Slachtoffers van mensenhandel kunnen dus, van zodra ze zijn ingeschreven bij de gemeente, 6 maanden na het afleveren van de aankomstverklaring, een beroep doen op het inburgeringsbeleid. Dat gaat dus niet vanaf de eerste dag.
U vroeg waarom de mensen al wel een arbeidskaart konden hebben, maar geen beroep konden doen op het inburgeringsbeleid. Daar is echter wel een verschil tussen. Voor wie hier komt werken, is dat niet afhankelijk van het duurzaam verblijven : er bestaan evenzeer arbeidskaarten van korte duur. Ons inburgeringsbeleid is gericht op mensen die duurzaam op ons grondgebied zullen verblijven.
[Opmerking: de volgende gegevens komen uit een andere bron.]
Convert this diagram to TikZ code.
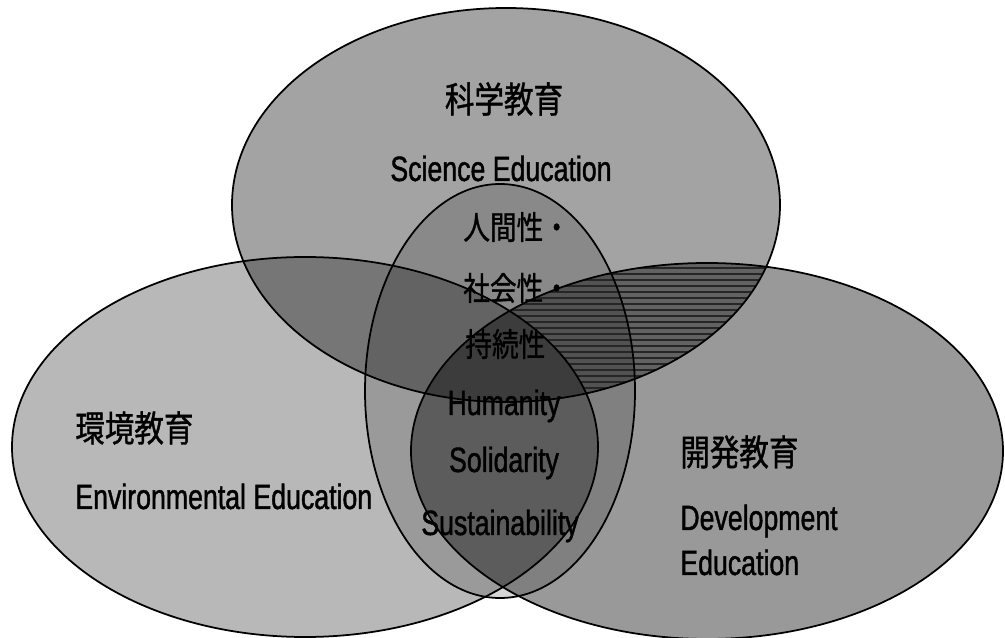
\documentclass[tikz,border=0pt]{standalone}
\usepackage{fontspec}
\setmainfont{Liberation Sans}
\newfontfamily\jpfont[FakeStretch=0.82, FakeBold=1]{Noto Sans CJK JP}
\newfontfamily\enfont[FakeStretch=0.76, FakeBold=1.2]{Liberation Sans}

\begin{document}
\begin{tikzpicture}[x=0.02cm, y=-0.02cm,
    ring/.style={draw=black, line width=1pt},
    jplabel/.style={font=\jpfont\fontsize{20.5}{24}\selectfont, inner sep=0pt},
    jpsmall/.style={font=\jpfont\fontsize{18.5}{22}\selectfont, inner sep=0pt},
    enlabel/.style={font=\enfont\fontsize{20}{24}\selectfont, inner sep=0pt}]
    \useasboundingbox (0,0) rectangle (1005,638);
    % Centres of the four fields
    \coordinate (sci) at (506,205);
    \coordinate (env) at (305,447);
    \coordinate (dev) at (707,451);
    \coordinate (core) at (500,391);

    % Shade the fields, overlaps come out darker
    \fill[black, fill opacity=0.36] (sci) ellipse [x radius=274, y radius=197];
    \fill[black, fill opacity=0.28] (env) ellipse [x radius=293, y radius=190];
    \fill[black, fill opacity=0.40] (dev) ellipse [x radius=296, y radius=188];
    \fill[black, fill opacity=0.16] (core) ellipse [x radius=135, y radius=207];

    % Hatch the science / development overlap
    \begin{scope}
        \clip (sci) ellipse [x radius=274, y radius=197];
        \clip (dev) ellipse [x radius=296, y radius=188];
        \begin{scope}[even odd rule]
            \clip (0,0) rectangle (1005,638) (env) ellipse [x radius=293, y radius=190];
            \foreach \y in {262,268,...,406} \draw[black!85, semithick] (430,\y) -- (800,\y);
        \end{scope}
    \end{scope}

    % Outlines
    \foreach \c/\rx/\ry in {sci/274/197, env/293/190, dev/296/188, core/135/207}
        \draw[ring] (\c) ellipse [x radius=\rx, y radius=\ry];

    % Labels
    \node[jplabel] (sci-jp) at (504,99) {科学教育};
    \node[enlabel, anchor=base] (sci-en) at (501,181) {Science Education};
    \node[jpsmall, anchor=west] (core-jp1) at (463,227) {人間性・};
    \node[jpsmall, anchor=west] (core-jp2) at (463,288) {社会性・};
    \node[jpsmall, anchor=west] (core-jp3) at (465,344) {持続性};
    \node[enlabel, anchor=base] (core-en1) at (504,415) {Humanity};
    \node[enlabel, anchor=base] (core-en2) at (504,472) {Solidarity};
    \node[enlabel, anchor=base] (core-en3) at (500,535) {Sustainability};
    \node[jplabel, anchor=west] (env-jp) at (75,428) {環境教育};
    \node[enlabel, anchor=base west] (env-en) at (75,509) {Environmental Education};
    \node[jplabel, anchor=west] (dev-jp) at (680,452) {開発教育};
    \node[enlabel, anchor=base west] (dev-en1) at (680,530) {Development};
    \node[enlabel, anchor=base west] (dev-en2) at (680,575) {Education};
\end{tikzpicture}
\end{document}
Dit neemt echter niet weg dat een slachtoffer van mensenhandel, dat een arbeidskaart heeft, reeds kan instappen in een cursus Nederlands voor anderstaligen. Die cursussen zijn toegankelijk voor iedereen, ongeacht hun statuut. De persoon in kwestie kan dus zeer zeker onmiddellijk beginnen met het leren van Nederlands. Na 6 maanden, als er een bevestiging is van het duurzaam verblijf, zal hij of zij ook kunnen instappen in een inburgeringstraject.
De voorzitter : Mevrouw Becq heeft het woord.
Mevrouw Sonja Becq : Ik heb toch nog een beetje een probleem met uw antwoord, mevrouw de minister. Ten eerste is er naar verluidt meer vraag dan aanbod voor deze cursussen. U zegt dat slachtoffers van mensenhandel altijd Nederlands kunnen volgen, maar ik veronderstel dat men eerst de verplichten zal laten komen en pas nadien de anderen. Ik denk niet dat u me daarin zult tegenspreken.
Ten tweede zegt u ook dat ze hier duurzaam moeten willen blijven. De parameter daarvoor is de inschrijving in het vreemdelingenregister. Een van de problemen daarmee is het volgende. Die inschrijving in het vreemdelingenregister van de slachtoffers van mensenhandel gebeurt automatisch. Dat wil zeggen dat er niet wordt gecontroleerd of ze van plan zijn om hier te blijven en of ze dat ook werkelijk doen. Men kan dus eigenlijk beter het tijdstip nemen van die aankomstverklaring dan 6 maanden later, wanneer ze sowieso worden ingeschreven in het vreemdelingenregister. Daarvoor is er noch een onderzoek, noch gegrondheid. Dat is dus niet zoals in de asielprocedure.
Het is daarom dat men zich afvraagt of dit wel klopt. Het gaat om een automatisme. Het is een heel specifieke regeling waarbij 6 maanden tijd wordt verloren en de aanvrager achter in de wachtrij wordt gezet. Ze zijn wel goed genoeg om mee te werken bij het oppakken van de mensenhandelaars, maar ze zijn blijkbaar pas na 6 maanden goed genoeg om hun recht op inburgering te kunnen laten gelden.
De voorzitter : Het incident is gesloten.